Best Job @ the Library

As the Adult Programming Specialist at the Laramie County Library, I often tell folks I have the best job at the library!

I get to attend all kinds of fascinating and amazing programs.  I get to listen to classical music.  I get to look at the stars through a powerful telescope.  I get to make art with local artists. I get to learn how to play chess and make Mozzarella and try homemade beer. Maybe best of all, I learn all kinds of new information.  So I thought today I’d share some of what I’ve learned at library programs with you.
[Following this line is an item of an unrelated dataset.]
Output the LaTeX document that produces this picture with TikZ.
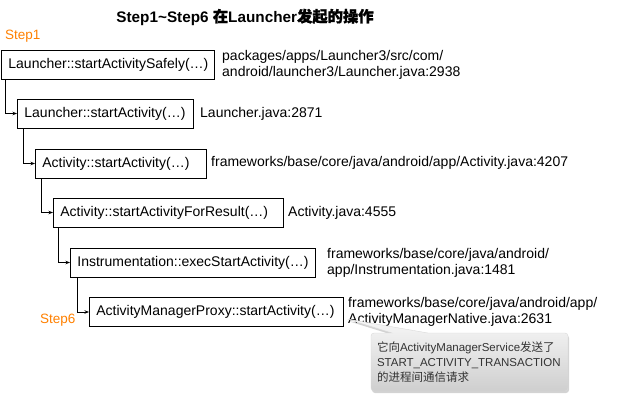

  • If you want to know if the male in a bird species shares egg-sitting duties, just compare the male and the female. If they look the same, like geese, the male helps. If the male is seriously flashier than the female (like peacocks) he doesn’t help around the nest.
  • Bees do not prefer to collect pollen from all different kinds of flowers at the same time. They’ll concentrate on dandelion pollen before moving on to apple blossom pollen.
  • You can cook almost anything in a Dutch oven.
  • Germans are so serious about their beer that they have purity laws about what can and can’t go into beer.
  • Henna expires…you can paint old henna on your skin, but it won’t make a mark.
  • The Cheyenne ordinance allowing backyard chickens does not allow ducks.
  • Only single men were allowed in the Civilian Conservation Corps during the depression.
  • It’s pretty dangerous to use an ATM card at the gas pump, lots of folks get their card numbers and pins stolen this way.
  • Water rights in Wyoming have a fascinating history, including murder.
  • “the dog days of summer” are named after Sirius the dog star because people used to think that summer was warmer because that star was nearer to the earth during the summer. Thus the dog days of summer.
  • European German Shepherds are smaller than American ones.
  • It’s a long process to make Feta, Mozzarella is much faster.
  • Blues was the first fully American music that wasn’t Native American music.
  • There are easier and harder ways of making pickles, so you don’t have to be afraid to try.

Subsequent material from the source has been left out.